The more one hears about the essential role of trees in the weather (atmospheric rivers!), in soils (the wood wide web!), and in biodiversity (tropical rainforests!), let alone carbon sequestration, the more one understands the importance of forests comprised of mixes of different species of trees of different ages.
Large, single crop plantations of one or two tree species are inherently fragile: just look at the massive dieback of plantation conifers underway in North America and Europe. Whether they finally perish through drought, infestation or wildfire, their carbon goes back to the atmosphere and their soils erode rapidly, exacerbating destructive floods.
By contrast, natural forests have hundreds of different species of trees ranging in age from saplings to millenarian giants, and literally millions of other species making a living in the whole biome, from deep in the soil to the air above the canopy. With such complexity, pests don’t stand a chance to do real damage, fire struggles to kill it all off, and many species will survive the increasingly extreme weather the climate crisis is throwing at forests.
What that means is that very often, the easiest, cheapest and fastest way of getting a thriving forest is rewilding – a fancy word for sipping a nice cup of tea and relaxing in an easy chair while letting nature do its job.
The speed with which degraded forestlands can regenerate is astounding. Almost unnoticed, an immense amount of forest rewilding is already underway on all five continents. Europe has more trees on it today that it has had in many centuries, and much of that is natural forest invading abandoned agricultural lands. In an age when we tend to focus all too much about the deforestation of iconic places like the Amazon, that is heart-warming news.
And even there, the news is not all bad: recent research suggests that over 70 percent of the Amazon’s deforestation happens on land that had already been deforested before, in an industrial sort of pasture fallowing — cut the forest, grow grass, graze cattle, abandon land after two years as the soil is exhausted, let forest regenerate, come back a few years later, and repeat. Some patches are now being deforested for the fifth time.
But if our forests need to move away from plantations towards mixed stands, ideally regenerating on their own, the foresters amongst you may well ask: where is all the timber and fiber the world needs going to come from? And there, too, the answer is unorthodox: from farmlands, through agroforestry.
In Europe alone, we find that we can add tens of billions of trees to farming landscapes. Those trees provide ecosystem services such as additional fertility and water cycle buffering to the crops they share the field with, boost the income of their farmers, and add resilience to droughts, storms and pests. Indeed, it is often because of these resilience services that farmers first switch to agroforestry. As the climate becomes increasingly extreme, that is an increasingly convincing reason to plant them. Just ask the smallholders of the Sahel, in Niger, Mali or Senegal, where millions of hectares of new agroforestry parklands have grown in the past decades.
But if rewilding and agroforestry are the way to go, how do we get there? Often, forest protection and rewilding is only possible “under very specific conditions,” as a report from Madagascar makes clear. “The local community must be able to trust that the government won’t let some commercial interest or a political heavyweight slip through loopholes to exploit a forest that its everyday neighbors can’t touch. And local people must be able to meet their own needs too, including the spiritual ones.”

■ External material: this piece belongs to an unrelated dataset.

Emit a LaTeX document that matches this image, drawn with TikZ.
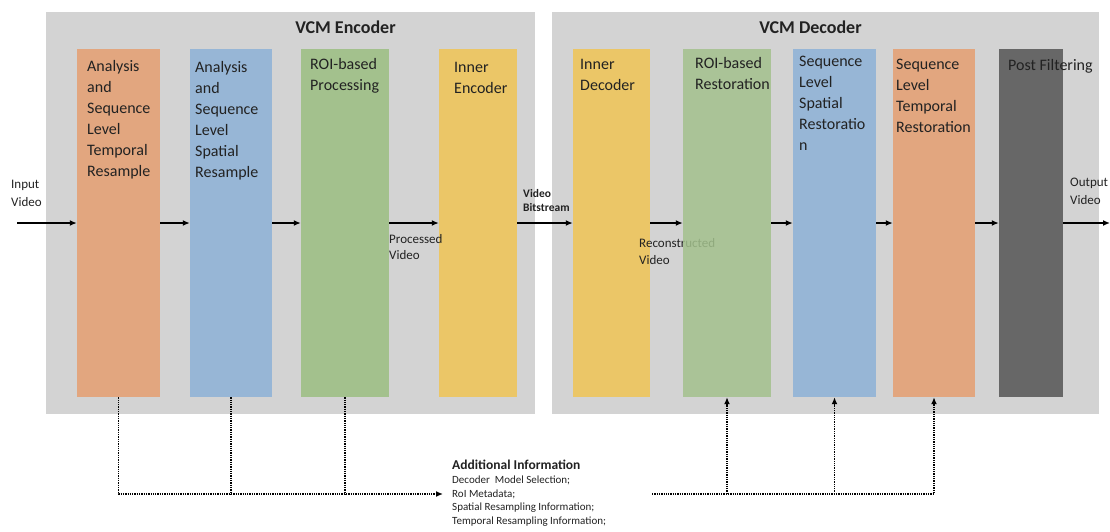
\documentclass[tikz,border=0pt]{standalone}
\usepackage{fontspec}
\setmainfont{Carlito}
\usetikzlibrary{arrows.meta}
\definecolor{bgray}{HTML}{D3D3D3}
\definecolor{corange}{HTML}{E2A67F}
\definecolor{cblue}{HTML}{97B6D6}
\definecolor{cgreen}{HTML}{A3C18D}
\definecolor{cyellow}{HTML}{EBC667}
\definecolor{cdark}{HTML}{676767}
\definecolor{txt}{HTML}{222222}
\tikzset{
  blk/.style={draw=none, minimum height=348pt, inner sep=0pt},
  area/.style={fill=bgray, draw=none},
  boxtxt/.style={anchor=north west, inner sep=0pt, align=left, text=txt, font=\fontsize{16}{21.1}\selectfont},
  lab/.style={anchor=north west, inner sep=0pt, align=left, text=txt, font=\fontsize{13}{17}\selectfont},
  flow/.style={line width=1.6pt, -{Latex[length=7pt,width=6pt]}},
  info/.style={line width=1.6pt, dash pattern=on 1.3pt off 1pt},
  infoarrow/.style={info, -{Latex[length=7pt,width=6pt]}},
  ttl/.style={inner sep=0pt, text=txt, font=\fontsize{18}{20}\selectfont\bfseries}
}
\begin{document}
\begin{tikzpicture}[x=1pt, y=-1pt]
\useasboundingbox (0,0) rectangle (1110,531);
% background areas
\fill[area] (46,12) rectangle (535,414);
\fill[area] (552,12) rectangle (1099,414);
\node[ttl] (enct) at (345.5,27) {VCM Encoder};
\node[ttl] (dect) at (810.5,27) {VCM Decoder};
% encoder blocks
\node[blk, fill=corange, minimum width=83pt] (e1) at (118.5,223) {};
\node[blk, fill=cblue,   minimum width=82pt] (e2) at (231,223) {};
\node[blk, fill=cgreen,  minimum width=88pt] (e3) at (345,223) {};
\node[blk, fill=cyellow, minimum width=78pt] (e4) at (478,223) {};
% decoder blocks
\node[blk, fill=cyellow, minimum width=77pt] (d1) at (611.5,223) {};
\node[lab] (recon) at (639,238) {Reconstructed\\Video};
\node[blk, fill=cgreen, fill opacity=0.85, minimum width=88pt] (d2) at (727,223) {};
\node[blk, fill=cblue,   minimum width=83pt] (d3) at (834.5,223) {};
\node[blk, fill=corange, minimum width=82pt] (d4) at (934,223) {};
\node[blk, fill=cdark,   minimum width=64pt] (d5) at (1031,223) {};
% block texts
\node[boxtxt] (t1) at (87,60) {Analysis\\and\\Sequence\\Level\\Temporal\\Resample};
\node[boxtxt] (t2) at (195,61) {Analysis\\and\\Sequence\\Level\\Spatial\\Resample};
\node[boxtxt] (t3) at (310,58) {ROI-based\\Processing};
\node[boxtxt] (t4) at (454,62) {Inner\\Encoder};
\node[boxtxt] (t5) at (580,59) {Inner\\Decoder};
\node[boxtxt] (t6) at (695,57) {ROI-based\\Restoration};
\node[boxtxt] (t7) at (799,56) {Sequence\\Level\\Spatial\\Restoratio\\n};
\node[boxtxt] (t8) at (896,59) {Sequence\\Level\\Temporal\\Restoration};
\node[boxtxt] (t9) at (1008,59) {Post Filtering};
% flow labels
\node[lab, font=\fontsize{13}{18}\selectfont] (inl) at (11,180) {Input\\Video};
\node[lab, font=\fontsize{13}{16.5}\selectfont] (procl) at (389,234) {Processed\\Video};
\node[lab, font=\fontsize{11.5}{14.5}\selectfont\bfseries] (bitl) at (523,189) {Video\\Bitstream};
\node[lab, font=\fontsize{13}{18}\selectfont] (outl) at (1070,178) {Output\\Video};
% flow arrows
\coordinate (inp) at (17,223);
\coordinate (outp) at (1110,223);
\draw[flow] (inp) -- (e1.west);
\draw[flow] (e1.east) -- (e2.west);
\draw[flow] (e2.east) -- (e3.west);
\draw[flow] (e3.east) -- (e4.west);
\draw[flow] (e4.east) -- (d1.west);
\draw[flow] (d1.east) -- (d2.west);
\draw[flow] (d2.east) -- (d3.west);
\draw[flow] (d3.east) -- (d4.west);
\draw[flow] (d4.east) -- (d5.west);
\draw[flow] (d5.east) -- (outp);
% additional information
\node[anchor=west, inner sep=0pt, text=txt, font=\fontsize{13.5}{15}\selectfont\bfseries] (addt) at (452,465) {Additional Information};
\node[anchor=north west, inner sep=0pt, align=left, text=txt, font=\fontsize{11}{13.8}\selectfont] (addl) at (452,475.5) {Decoder\ \ Model Selection;\\RoI Metadata;\\Spatial Resampling Information;\\Temporal Resampling Information;};
\coordinate (ain) at (443,494);
\coordinate (aout) at (652,494);
\draw[infoarrow] (e1.south) |- (ain);
\draw[info] (e2.south) -- (e2.south |- ain);
\draw[info] (e3.south) -- (e3.south |- ain);
\draw[infoarrow] (aout) -| (d4.south);
\draw[infoarrow] (d2.south |- aout) -- (d2.south);
\draw[infoarrow] (d3.south |- aout) -- (d3.south);
\end{tikzpicture}
\end{document}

That suggests that governance is capital.
And the same applies to agroforestry. In the Sahel, the trees came back once the farmers were assured to have the tenure of them (no official could fine them for cutting off a few twigs for the kitchen fire). In Europe, by contrast, agroforestry struggles to become established: farmers are afraid of planting trees because they might lose their agricultural subsidies.
We would be hard put to imagine places as different from each other through climate, wealth and culture as Europe, Niger and Madagascar. Yet in all three places, it is laws, regulations, rules and practices –governance — that dictates if the trees will come back — or not.
The challenge of the age, the way to get a trillion trees back into the landscape, is thus largely not a challenge of planting. It’s a challenge for lawyers and governments, for communities and cooperatives, to craft the governance models that will encourage people to welcome trees back into their lives.